Records for the exercise:
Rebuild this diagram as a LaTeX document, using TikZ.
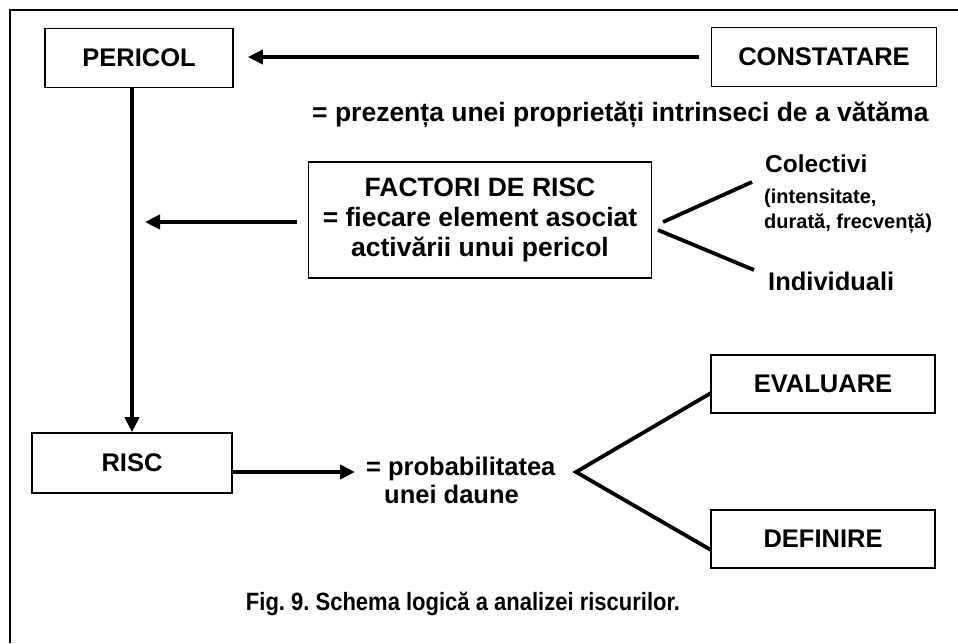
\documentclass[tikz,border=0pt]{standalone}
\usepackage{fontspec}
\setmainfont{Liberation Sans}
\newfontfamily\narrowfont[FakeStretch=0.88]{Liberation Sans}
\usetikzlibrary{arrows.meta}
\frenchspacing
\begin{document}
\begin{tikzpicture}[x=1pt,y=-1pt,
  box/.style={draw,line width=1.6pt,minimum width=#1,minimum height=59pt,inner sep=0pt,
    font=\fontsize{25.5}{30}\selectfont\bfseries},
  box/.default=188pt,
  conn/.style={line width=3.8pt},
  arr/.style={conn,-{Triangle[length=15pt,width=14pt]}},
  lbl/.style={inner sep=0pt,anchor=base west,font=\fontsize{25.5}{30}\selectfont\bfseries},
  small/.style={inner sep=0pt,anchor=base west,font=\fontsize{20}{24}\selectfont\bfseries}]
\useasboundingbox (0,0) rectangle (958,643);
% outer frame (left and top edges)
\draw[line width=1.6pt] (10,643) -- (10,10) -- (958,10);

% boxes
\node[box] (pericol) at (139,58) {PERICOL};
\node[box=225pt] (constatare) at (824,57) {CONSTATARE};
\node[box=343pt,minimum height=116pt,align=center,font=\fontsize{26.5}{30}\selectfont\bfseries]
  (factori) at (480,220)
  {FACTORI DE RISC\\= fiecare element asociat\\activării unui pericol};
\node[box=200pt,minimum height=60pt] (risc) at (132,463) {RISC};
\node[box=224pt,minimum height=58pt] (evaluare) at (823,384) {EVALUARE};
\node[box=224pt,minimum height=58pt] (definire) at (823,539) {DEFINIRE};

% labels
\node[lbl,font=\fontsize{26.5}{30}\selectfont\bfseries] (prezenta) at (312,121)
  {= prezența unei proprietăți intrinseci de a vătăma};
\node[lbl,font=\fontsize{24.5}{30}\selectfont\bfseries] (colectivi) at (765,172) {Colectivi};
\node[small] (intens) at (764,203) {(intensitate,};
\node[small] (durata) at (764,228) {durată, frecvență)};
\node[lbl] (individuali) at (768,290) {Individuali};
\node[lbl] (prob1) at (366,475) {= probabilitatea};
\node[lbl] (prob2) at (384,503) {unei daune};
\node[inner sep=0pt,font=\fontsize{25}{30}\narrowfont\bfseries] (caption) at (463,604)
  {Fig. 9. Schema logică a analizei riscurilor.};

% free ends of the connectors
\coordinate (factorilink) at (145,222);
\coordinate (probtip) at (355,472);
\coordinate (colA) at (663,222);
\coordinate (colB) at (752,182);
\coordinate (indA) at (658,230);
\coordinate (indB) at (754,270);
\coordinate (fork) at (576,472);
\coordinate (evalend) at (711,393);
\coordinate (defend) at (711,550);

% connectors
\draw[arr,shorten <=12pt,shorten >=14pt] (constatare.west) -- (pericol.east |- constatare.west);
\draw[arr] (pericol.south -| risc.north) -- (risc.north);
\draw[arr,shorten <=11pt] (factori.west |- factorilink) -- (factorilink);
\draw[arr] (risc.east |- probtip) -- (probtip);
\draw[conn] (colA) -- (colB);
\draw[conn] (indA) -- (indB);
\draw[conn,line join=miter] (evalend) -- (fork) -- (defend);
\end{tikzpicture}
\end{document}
---
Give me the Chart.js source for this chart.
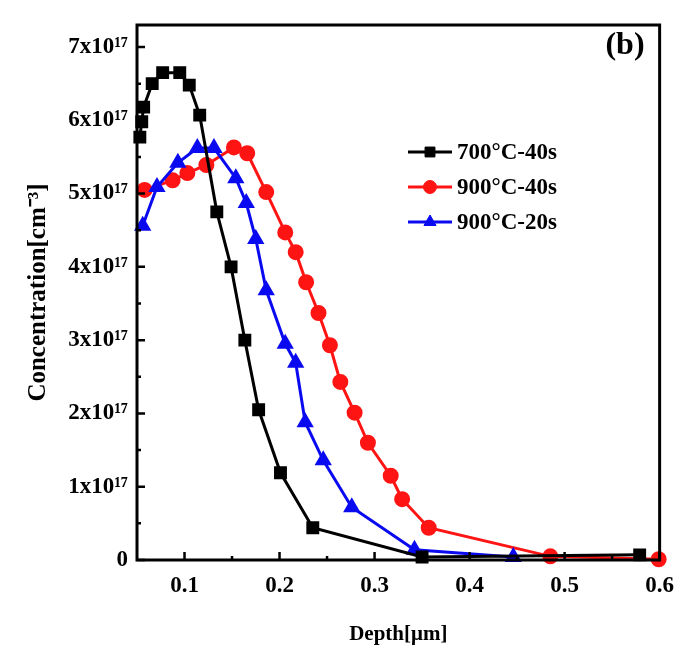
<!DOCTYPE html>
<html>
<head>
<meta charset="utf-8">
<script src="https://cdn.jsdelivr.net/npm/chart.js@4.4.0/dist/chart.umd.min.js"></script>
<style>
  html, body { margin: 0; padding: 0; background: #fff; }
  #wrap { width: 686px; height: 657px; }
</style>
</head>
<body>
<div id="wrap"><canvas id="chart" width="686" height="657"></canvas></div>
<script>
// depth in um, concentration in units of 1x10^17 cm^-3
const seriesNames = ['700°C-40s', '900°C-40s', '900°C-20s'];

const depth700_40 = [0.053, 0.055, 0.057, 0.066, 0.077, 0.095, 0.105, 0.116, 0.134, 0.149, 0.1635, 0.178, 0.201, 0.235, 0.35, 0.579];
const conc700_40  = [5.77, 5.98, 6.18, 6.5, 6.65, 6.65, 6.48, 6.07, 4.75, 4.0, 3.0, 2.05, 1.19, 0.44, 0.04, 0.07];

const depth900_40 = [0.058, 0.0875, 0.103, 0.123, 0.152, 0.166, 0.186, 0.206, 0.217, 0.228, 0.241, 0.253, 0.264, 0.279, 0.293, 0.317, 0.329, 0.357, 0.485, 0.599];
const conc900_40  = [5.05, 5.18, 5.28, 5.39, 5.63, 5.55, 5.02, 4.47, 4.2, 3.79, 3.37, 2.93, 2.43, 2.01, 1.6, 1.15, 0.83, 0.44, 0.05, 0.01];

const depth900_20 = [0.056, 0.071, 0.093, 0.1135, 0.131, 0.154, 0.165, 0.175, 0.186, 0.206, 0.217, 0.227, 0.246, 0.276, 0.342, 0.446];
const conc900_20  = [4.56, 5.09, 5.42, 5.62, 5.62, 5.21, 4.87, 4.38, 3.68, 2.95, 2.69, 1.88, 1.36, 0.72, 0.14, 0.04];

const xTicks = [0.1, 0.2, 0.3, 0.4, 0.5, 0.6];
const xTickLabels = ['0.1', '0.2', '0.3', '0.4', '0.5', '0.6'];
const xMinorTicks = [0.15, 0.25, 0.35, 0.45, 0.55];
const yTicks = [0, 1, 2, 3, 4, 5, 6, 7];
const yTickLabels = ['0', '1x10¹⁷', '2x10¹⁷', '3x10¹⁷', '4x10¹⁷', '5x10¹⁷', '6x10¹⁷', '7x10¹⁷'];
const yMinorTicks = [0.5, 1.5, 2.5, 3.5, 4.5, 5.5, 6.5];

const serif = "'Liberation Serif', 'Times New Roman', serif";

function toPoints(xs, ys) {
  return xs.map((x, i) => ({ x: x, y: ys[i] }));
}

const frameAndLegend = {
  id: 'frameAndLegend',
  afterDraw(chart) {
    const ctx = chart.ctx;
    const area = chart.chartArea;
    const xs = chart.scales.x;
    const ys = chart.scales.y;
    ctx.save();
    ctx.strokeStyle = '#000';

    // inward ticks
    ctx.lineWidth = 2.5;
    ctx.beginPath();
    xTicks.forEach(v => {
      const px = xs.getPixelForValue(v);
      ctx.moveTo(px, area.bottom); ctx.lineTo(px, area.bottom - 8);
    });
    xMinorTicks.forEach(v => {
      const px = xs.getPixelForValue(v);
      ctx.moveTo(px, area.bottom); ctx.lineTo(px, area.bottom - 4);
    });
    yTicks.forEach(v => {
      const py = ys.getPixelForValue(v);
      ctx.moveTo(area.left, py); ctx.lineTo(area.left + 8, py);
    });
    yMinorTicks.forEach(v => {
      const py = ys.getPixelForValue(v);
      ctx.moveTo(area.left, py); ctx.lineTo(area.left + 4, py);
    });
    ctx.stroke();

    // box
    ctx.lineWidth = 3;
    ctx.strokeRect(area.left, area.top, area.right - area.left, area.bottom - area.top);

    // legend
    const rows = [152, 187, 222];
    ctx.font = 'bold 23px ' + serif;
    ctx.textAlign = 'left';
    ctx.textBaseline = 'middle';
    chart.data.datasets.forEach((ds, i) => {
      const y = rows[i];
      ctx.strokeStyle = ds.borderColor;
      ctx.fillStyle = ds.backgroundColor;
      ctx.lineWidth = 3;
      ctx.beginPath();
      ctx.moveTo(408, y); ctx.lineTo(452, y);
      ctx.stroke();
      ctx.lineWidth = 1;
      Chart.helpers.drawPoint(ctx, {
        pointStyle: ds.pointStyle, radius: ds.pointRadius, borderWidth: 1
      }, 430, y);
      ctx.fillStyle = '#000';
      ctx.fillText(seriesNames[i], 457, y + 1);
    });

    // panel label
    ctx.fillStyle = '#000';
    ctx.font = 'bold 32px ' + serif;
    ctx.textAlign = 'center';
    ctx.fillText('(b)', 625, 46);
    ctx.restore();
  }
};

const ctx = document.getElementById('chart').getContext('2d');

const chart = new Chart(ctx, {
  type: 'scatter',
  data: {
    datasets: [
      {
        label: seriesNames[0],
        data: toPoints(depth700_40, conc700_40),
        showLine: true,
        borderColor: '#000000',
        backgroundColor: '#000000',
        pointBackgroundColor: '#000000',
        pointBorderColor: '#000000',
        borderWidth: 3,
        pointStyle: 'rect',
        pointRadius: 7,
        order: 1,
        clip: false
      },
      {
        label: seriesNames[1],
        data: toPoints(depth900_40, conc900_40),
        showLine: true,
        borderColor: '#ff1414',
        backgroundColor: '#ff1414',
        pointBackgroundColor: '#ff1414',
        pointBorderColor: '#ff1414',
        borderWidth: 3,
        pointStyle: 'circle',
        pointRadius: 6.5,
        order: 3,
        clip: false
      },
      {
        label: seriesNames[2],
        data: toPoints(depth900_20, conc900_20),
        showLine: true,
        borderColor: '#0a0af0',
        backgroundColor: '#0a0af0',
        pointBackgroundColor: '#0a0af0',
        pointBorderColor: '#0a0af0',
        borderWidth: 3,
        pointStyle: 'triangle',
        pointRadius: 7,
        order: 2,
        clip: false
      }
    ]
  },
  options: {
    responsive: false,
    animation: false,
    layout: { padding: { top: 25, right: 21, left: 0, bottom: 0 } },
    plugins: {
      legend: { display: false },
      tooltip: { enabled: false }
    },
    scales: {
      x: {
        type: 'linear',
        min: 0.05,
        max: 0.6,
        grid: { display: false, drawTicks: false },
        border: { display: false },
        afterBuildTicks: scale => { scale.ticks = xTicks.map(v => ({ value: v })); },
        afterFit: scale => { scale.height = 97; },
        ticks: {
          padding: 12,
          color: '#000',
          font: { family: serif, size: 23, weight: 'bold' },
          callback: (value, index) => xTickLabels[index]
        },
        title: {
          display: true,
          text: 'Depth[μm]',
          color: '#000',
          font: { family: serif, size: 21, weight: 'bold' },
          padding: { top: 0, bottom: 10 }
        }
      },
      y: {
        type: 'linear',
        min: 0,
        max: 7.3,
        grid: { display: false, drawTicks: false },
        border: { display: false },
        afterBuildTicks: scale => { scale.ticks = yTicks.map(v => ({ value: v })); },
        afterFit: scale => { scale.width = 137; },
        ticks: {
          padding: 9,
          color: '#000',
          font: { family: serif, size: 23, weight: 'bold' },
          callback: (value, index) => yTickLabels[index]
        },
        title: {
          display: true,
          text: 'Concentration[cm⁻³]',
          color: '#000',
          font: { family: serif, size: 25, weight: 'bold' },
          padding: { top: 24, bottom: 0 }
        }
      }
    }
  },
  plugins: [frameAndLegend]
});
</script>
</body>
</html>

What is required: Repeat the lines between those holding "Rebuild this diagram" and "height=58pt] (definire) at", inclusive. Pictures stay out.

Written response:
Rebuild this diagram as a LaTeX document, using TikZ.
\documentclass[tikz,border=0pt]{standalone}
\usepackage{fontspec}
\setmainfont{Liberation Sans}
\newfontfamily\narrowfont[FakeStretch=0.88]{Liberation Sans}
\usetikzlibrary{arrows.meta}
\frenchspacing
\begin{document}
\begin{tikzpicture}[x=1pt,y=-1pt,
  box/.style={draw,line width=1.6pt,minimum width=#1,minimum height=59pt,inner sep=0pt,
    font=\fontsize{25.5}{30}\selectfont\bfseries},
  box/.default=188pt,
  conn/.style={line width=3.8pt},
  arr/.style={conn,-{Triangle[length=15pt,width=14pt]}},
  lbl/.style={inner sep=0pt,anchor=base west,font=\fontsize{25.5}{30}\selectfont\bfseries},
  small/.style={inner sep=0pt,anchor=base west,font=\fontsize{20}{24}\selectfont\bfseries}]
\useasboundingbox (0,0) rectangle (958,643);
% outer frame (left and top edges)
\draw[line width=1.6pt] (10,643) -- (10,10) -- (958,10);

% boxes
\node[box] (pericol) at (139,58) {PERICOL};
\node[box=225pt] (constatare) at (824,57) {CONSTATARE};
\node[box=343pt,minimum height=116pt,align=center,font=\fontsize{26.5}{30}\selectfont\bfseries]
  (factori) at (480,220)
  {FACTORI DE RISC\\= fiecare element asociat\\activării unui pericol};
\node[box=200pt,minimum height=60pt] (risc) at (132,463) {RISC};
\node[box=224pt,minimum height=58pt] (evaluare) at (823,384) {EVALUARE};
\node[box=224pt,minimum height=58pt] (definire) at (823,539) {DEFINIRE};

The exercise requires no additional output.